BioinformaticsFMRP / TCGAbiolinks

TCGAbiolinks
http://bioconductor.org/packages/devel/bioc/vignettes/TCGAbiolinks/inst/doc/index.html
289 stars 110 forks source link

discrepancy in number of samples #458

Open Xiaofei-git opened 3 years ago

Xiaofei-git commented 3 years ago

Dear community,

I tried to download data by using "TCGAquery_recount2". But, I found the number of sample is different using different functions in TCGAbiolinks. Why does this happen? Does "TCGAquery_recount2" is download different version of the data? (I originally post the issue here https://support.bioconductor.org/p/9136385/#9136498) Thanks a lot!
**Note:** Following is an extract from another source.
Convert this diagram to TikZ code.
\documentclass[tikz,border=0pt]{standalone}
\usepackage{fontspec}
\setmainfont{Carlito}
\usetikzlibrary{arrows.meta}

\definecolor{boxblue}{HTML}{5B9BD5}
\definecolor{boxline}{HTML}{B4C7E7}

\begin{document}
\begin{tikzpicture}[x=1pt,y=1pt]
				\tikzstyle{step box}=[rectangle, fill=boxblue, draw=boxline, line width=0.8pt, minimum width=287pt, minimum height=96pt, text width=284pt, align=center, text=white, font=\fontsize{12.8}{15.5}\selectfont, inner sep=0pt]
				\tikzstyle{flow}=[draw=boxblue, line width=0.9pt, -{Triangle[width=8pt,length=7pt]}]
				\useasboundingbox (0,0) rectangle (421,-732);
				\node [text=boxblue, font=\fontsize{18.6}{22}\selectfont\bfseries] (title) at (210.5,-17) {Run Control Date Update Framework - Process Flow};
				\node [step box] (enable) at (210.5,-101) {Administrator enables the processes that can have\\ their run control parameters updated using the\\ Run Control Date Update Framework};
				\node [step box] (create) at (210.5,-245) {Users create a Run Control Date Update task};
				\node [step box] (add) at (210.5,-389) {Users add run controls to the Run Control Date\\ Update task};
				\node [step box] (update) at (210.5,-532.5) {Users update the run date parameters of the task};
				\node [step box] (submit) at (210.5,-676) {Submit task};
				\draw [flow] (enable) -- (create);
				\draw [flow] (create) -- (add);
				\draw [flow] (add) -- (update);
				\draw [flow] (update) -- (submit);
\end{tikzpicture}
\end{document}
If I used TCGAquery_recount2, the number of samples is 601 (542 Tumor and 58 Normal) for TCGA-LAUD. While it is 594 (535 T and 59 N) for TCGA-LUAD if I used "GDCquery", "GDCdownload", and "GDCprepare". The common samples are 594, and there are 7 more tumor samples using TCGAquery_recount2.

If I used TCGAquery_recount2 to download the GTEs data for Lung tissue, the number of samples is 374. But it is 419 from the GTEx website query. The common samples are 313 between these 2 ways.